Prove that a linear operator $T$ on a finite-dimensional vector space is invertible if and only if zero is not an eigenvalue of $T$.

Question

(a) Prove that a linear operator $T$ on a finite-dimensional vector space is invertible if and only if zero is not an eigenvalue of $T$.

(b) Let $T$ be an invertible linear operator. Prove that a scalar $\lambda$ is an eigenvalue of $T$ if and only if $\lambda^{-1}$ is an eigenvalue of $T^{-1}$.

MY ATTEMPT

(a) Let us suppose that $\lambda = 0$ is an eigenvalue of $T$. Thus $\det([T]_{\mathcal{B}}) =\det([T]_{\mathcal{B}} - 0 I_{n}) = 0$, and $T$ is not invertible.

Conversely, let us suppose that $T$ is not invertible. Then $0 = \det([T]_{\mathcal{B}}) = \det([T]_{\mathcal{B}} - 0I_{n})$, and $0$ is an eigenvalue of $T$.

(b) Indeed, provided that $\lambda \neq 0$, one has \begin{align*} Tv = \lambda v \Rightarrow T^{-1}(Tv) = T^{-1}(\lambda v) \Rightarrow (T^{-1}T)v = \lambda(T^{-1}v) \Rightarrow T^{-1}v = \lambda^{-1}v \end{align*}

Once again, I am mainly interested in the wording of my proof. Any comments or contributions are appreciated.

Answer 1

Your proofs are correct.

I would edit the second assertion to put the equations on separate lines separated by the implications, rather than running them all together.
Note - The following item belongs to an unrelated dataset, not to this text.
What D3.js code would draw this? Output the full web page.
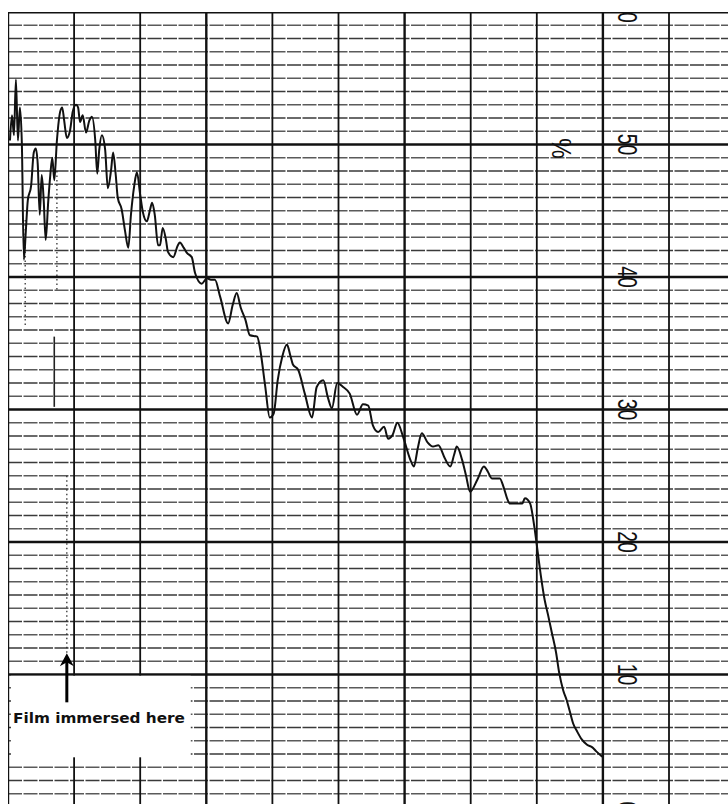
<!DOCTYPE html>
<html>
<head>
<meta charset="utf-8">
<script src="https://cdn.jsdelivr.net/npm/d3@7"></script>
<style>
    body { margin: 0; background: #fff; }
    svg { display: block; }
</style>
</head>
<body>
<svg id="chart"></svg>
<script>
// recorder trace: time in chart divisions, reading in %
var traceTime = [0.03, 0.06, 0.09, 0.12, 0.15, 0.18, 0.21, 0.24, 0.27, 0.30, 0.35, 0.39, 0.42, 0.45, 0.48, 0.51,
    0.54, 0.57, 0.61, 0.64, 0.67, 0.70, 0.74, 0.79, 0.82, 0.85, 0.89, 0.94, 0.98, 1.03, 1.06, 1.09, 1.13, 1.18,
    1.23, 1.27, 1.32, 1.35, 1.38, 1.42, 1.47, 1.51, 1.56, 1.59, 1.63, 1.66, 1.72, 1.77, 1.82, 1.86, 1.91, 1.95,
    2.00, 2.04, 2.10, 2.15, 2.18, 2.22, 2.27, 2.30, 2.34, 2.39, 2.42, 2.50, 2.57, 2.60, 2.66, 2.71, 2.78, 2.83,
    2.93, 3.01, 3.07, 3.13, 3.21, 3.33, 3.40, 3.46, 3.52, 3.59, 3.66, 3.77, 3.81, 3.89, 3.96, 4.02, 4.08, 4.15,
    4.22, 4.27, 4.31, 4.39, 4.49, 4.60, 4.67, 4.77, 4.84, 4.90, 4.98, 5.07, 5.17, 5.28, 5.37, 5.45, 5.52, 5.60,
    5.69, 5.75, 5.82, 5.89, 5.98, 6.08, 6.14, 6.20, 6.26, 6.35, 6.43, 6.51, 6.61, 6.69, 6.75, 6.79, 6.87, 6.93,
    6.99, 7.10, 7.20, 7.26, 7.32, 7.44, 7.50, 7.55, 7.59, 7.69, 7.78, 7.82, 7.90, 7.94, 7.97, 8.02, 8.06, 8.12,
    8.17, 8.23, 8.29, 8.34, 8.40, 8.45, 8.50, 8.55, 8.61, 8.68, 8.76, 8.84, 8.90, 8.99];

var tracePercent = [50.3, 52.2, 50.7, 54.9, 50.3, 52.8, 50.0, 41.3, 43.5, 45.8, 46.9, 49.4, 49.7, 48.5, 44.7, 47.7,
    45.8, 42.8, 45.8, 47.7, 49.0, 47.3, 50.3, 52.5, 52.8, 51.8, 50.5, 51.1, 52.5, 53.0, 52.8, 51.7, 52.2, 50.9,
    51.8, 52.1, 50.3, 47.8, 49.6, 50.7, 49.6, 46.7, 48.1, 49.4, 47.7, 46.0, 45.1, 43.5, 42.2, 44.7, 46.9, 47.9,
    46.2, 44.9, 44.2, 45.1, 45.6, 44.7, 42.4, 42.4, 43.7, 42.8, 41.9, 41.5, 42.4, 42.6, 42.2, 41.8, 41.5, 40.3,
    39.5, 39.9, 39.8, 39.8, 38.5, 36.5, 37.9, 38.8, 37.7, 36.8, 35.6, 35.5, 34.7, 31.8, 29.4, 29.7, 32.2, 34.0,
    34.9, 34.1, 33.4, 33.0, 31.2, 29.4, 31.7, 32.2, 30.9, 30.1, 32.0, 31.7, 31.2, 29.6, 30.4, 30.3, 28.8, 28.3,
    28.7, 27.8, 28.1, 29.0, 27.9, 26.3, 25.7, 27.1, 28.2, 27.5, 27.2, 27.3, 26.3, 25.7, 26.6, 27.2, 26.2, 25.0,
    23.8, 24.7, 25.7, 25.3, 24.8, 24.8, 24.1, 23.3, 22.9, 22.9, 22.9, 23.3, 22.9, 21.9, 20.9, 19.0, 17.5, 15.6,
    14.5, 13.1, 11.7, 10.1, 8.8, 8.1, 7.2, 6.3, 5.7, 5.1, 4.7, 4.5, 4.2, 3.8];

// faint pen streaks in the first division
var streakTime = [0.26, 0.70, 0.74, 0.89];
var streakFrom = [44.3, 35.5, 48.0, 25.0];
var streakTo = [36.2, 30.2, 39.0, 11.6];

var percentTicks = [0, 10, 20, 30, 40, 50, 60];
var noteText = 'Film immersed here';
var notePercent = [3.75, 9.9];
var noteTime = [0.03, 2.75];
var arrowTime = 0.89;
var arrowPercent = [7.9, 11.6];

var width = 728,
    height = 804;

var x = d3.scaleLinear().domain([0, 10]).range([8, 669]);
var y = d3.scaleLinear().domain([0, 60]).range([807, 12]);

var svg = d3.select('#chart')
    .attr('width', width)
    .attr('height', height);

svg.append('defs').append('clipPath')
    .attr('id', 'plot')
    .append('rect')
    .attr('x', x(0))
    .attr('y', y(60))
    .attr('width', width - x(0))
    .attr('height', height - y(60));

var g = svg.append('g').attr('clip-path', 'url(#plot)');

// minor horizontal rulings
g.append('g').selectAll('line')
    .data(d3.range(0, 61).filter(function(d) { return d % 10 !== 0; }))
    .join('line')
    .attr('x1', x(0))
    .attr('x2', width)
    .attr('y1', function(d) { return y(d); })
    .attr('y2', function(d) { return y(d); })
    .style('stroke', function(d) { return d % 2 ? '#5a5a5a' : '#3a3a3a'; })
    .style('stroke-width', 1.3)
    .style('stroke-dasharray', '14,1.5');

// vertical time rulings
g.append('g').selectAll('line')
    .data(d3.range(0, 11))
    .join('line')
    .attr('x1', function(d) { return x(d); })
    .attr('x2', function(d) { return x(d); })
    .attr('y1', y(60))
    .attr('y2', height)
    .style('stroke', '#111')
    .style('stroke-width', function(d) { return d % 3 === 0 ? 2.4 : 1.8; });

// major horizontal rulings every 10 %
g.append('g').selectAll('line')
    .data(percentTicks)
    .join('line')
    .attr('x1', x(0))
    .attr('x2', width)
    .attr('y1', function(d) { return y(d); })
    .attr('y2', function(d) { return y(d); })
    .style('stroke', '#111')
    .style('stroke-width', function(d) { return d === 60 ? 3.2 : 2.4; });

// scale figures printed sideways on the paper
g.append('g').selectAll('text')
    .data(percentTicks)
    .join('text')
    .attr('transform', function(d) {
        return 'translate(' + (x(9) + 24) + ',' + y(d) + ') rotate(90) scale(0.72,1)';
    })
    .attr('text-anchor', 'middle')
    .attr('dominant-baseline', 'central')
    .style('font-family', 'Liberation Sans, Arial, sans-serif')
    .style('font-size', '27px')
    .style('fill', '#111')
    .text(function(d) { return d; });

g.append('text')
    .attr('transform', 'translate(' + (x(8.3) + 5) + ',' + y(49.7) + ') rotate(90) scale(0.85,1)')
    .attr('text-anchor', 'middle')
    .attr('dominant-baseline', 'central')
    .style('font-family', 'Liberation Sans, Arial, sans-serif')
    .style('font-size', '27px')
    .style('fill', '#111')
    .text('%');

g.append('g').selectAll('line')
    .data(streakTime)
    .join('line')
    .attr('x1', function(d) { return x(d); })
    .attr('x2', function(d) { return x(d); })
    .attr('y1', function(d, i) { return y(streakFrom[i]); })
    .attr('y2', function(d, i) { return y(streakTo[i]); })
    .style('stroke', '#222')
    .style('stroke-width', function(d, i) { return i === 1 ? 1.6 : 1.2; })
    .style('stroke-dasharray', function(d, i) { return i === 1 ? null : '1.5,3'; });

var trace = traceTime.map(function(t, i) {
    return { time: t, value: tracePercent[i] };
});

var valueline = d3.line()
    .x(function(d) { return x(d.time); })
    .y(function(d) { return y(d.value); })
    .curve(d3.curveMonotoneX);

g.append('path')
    .datum(trace)
    .attr('d', valueline)
    .style('fill', 'none')
    .style('stroke', '#111')
    .style('stroke-width', 2)
    .style('stroke-linejoin', 'round');

// label box pasted over the paper
g.append('rect')
    .attr('x', x(noteTime[0]) + 1)
    .attr('y', y(notePercent[1]))
    .attr('width', x(noteTime[1]) - x(noteTime[0]))
    .attr('height', y(notePercent[0]) - y(notePercent[1]))
    .style('fill', '#fff');

g.append('line')
    .attr('x1', x(arrowTime))
    .attr('x2', x(arrowTime))
    .attr('y1', y(arrowPercent[0]))
    .attr('y2', y(arrowPercent[1]) + 6)
    .style('stroke', '#000')
    .style('stroke-width', 3);

g.append('path')
    .attr('d', 'M' + x(arrowTime) + ',' + y(arrowPercent[1]) +
        'l-7,13 l7,-4 l7,4 z')
    .style('fill', '#000');

g.append('text')
    .attr('x', 13)
    .attr('y', y(notePercent[0]) - 34)
    .attr('textLength', 172)
    .attr('lengthAdjust', 'spacingAndGlyphs')
    .style('font-family', 'DejaVu Sans, sans-serif')
    .style('font-weight', 'bold')
    .style('font-size', '14px')
    .style('fill', '#111')
    .text(noteText);
</script>
</body>
</html>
I think that a proof that relies more directly on the concepts and avoids determinants would be better. If $0$ is an eigenvalue then there is a nonzero $v$ with $Tv=0$ so T is not injective, so it's not invertible. Conversely, if $T$ is not invertible then it's not bijective. For a linear transformation from a finite dimensional space to itself, bijective is equivalent to injective. But an noninjective linear transformation has a kernel, so has $0$ for an eigenvalue.